The second way can be a bit more difficult, but it allows more flexibility: the persistent IDs can be assigned manually in the input connector. To do so, one needs to specify the string parameter
persistent_id. For example, the word count program above relied on the automatic
persistent_id generation. However, it would also be possible to specify it explicitly this way:
words = pw.io.csv.read("inputs/", schema=InputSchema, persistent_id="words_source")
The framework currently maintains a snapshot of the internal state, along with the metadata required for recovery. When a program starts, Pathway first looks for persisted checkpoints. It then loads the snapshot data and the information about the next unread offsets in the data sources. Due to this, there is a requirement for the data sources to be persistent, so that if the program is terminated for whatever reason, the next entries can be re-read on restart. Please note that most of the data sources comply with this requirement: that is, S3, Kafka topic, or filesystem entries can easily be re-read if the program restarts.

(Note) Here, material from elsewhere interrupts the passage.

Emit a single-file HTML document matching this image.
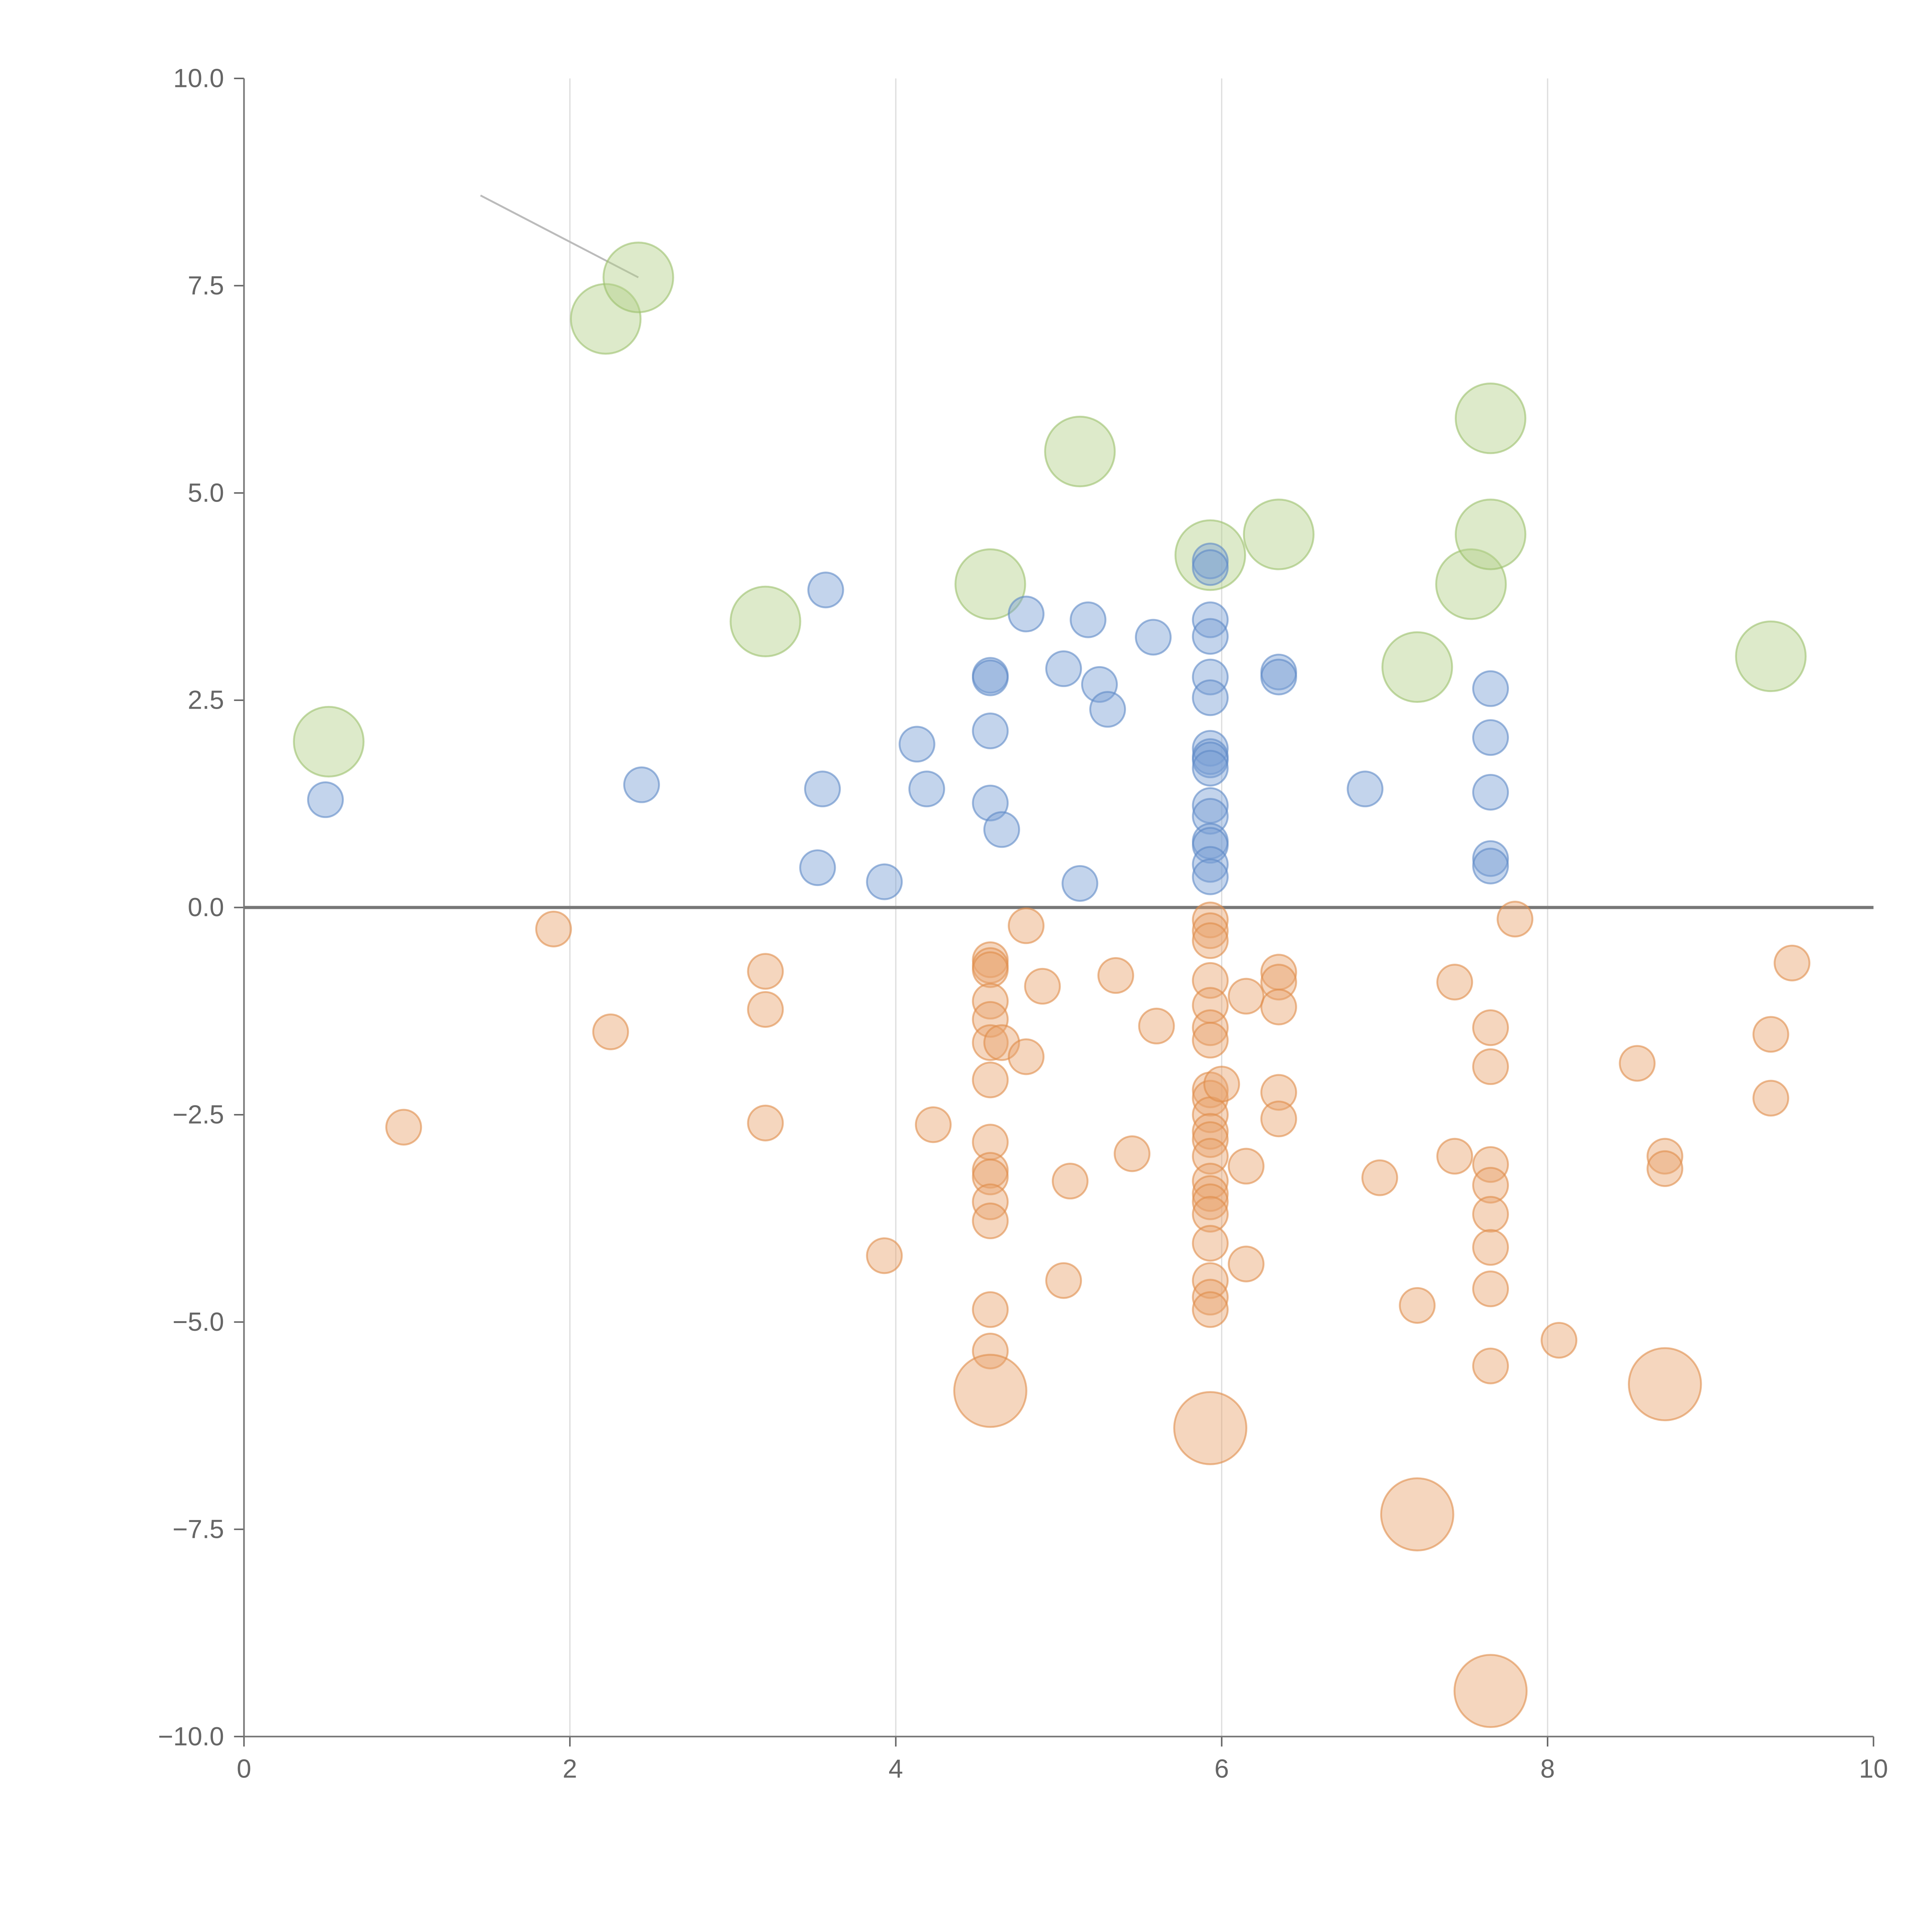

The guarantee, given by Pathway's persistent recovery, is at-least-once delivery. As stated in the section "Transactional changes" of "Update streams" article, internally, the inputs are split into smaller transactional batches. If the program is interrupted during execution, the outputs corresponding to the unclosed transactional batches may duplicate. However, it shouldn't be the case for graceful program termination, where exactly-once semantic can be guaranteed.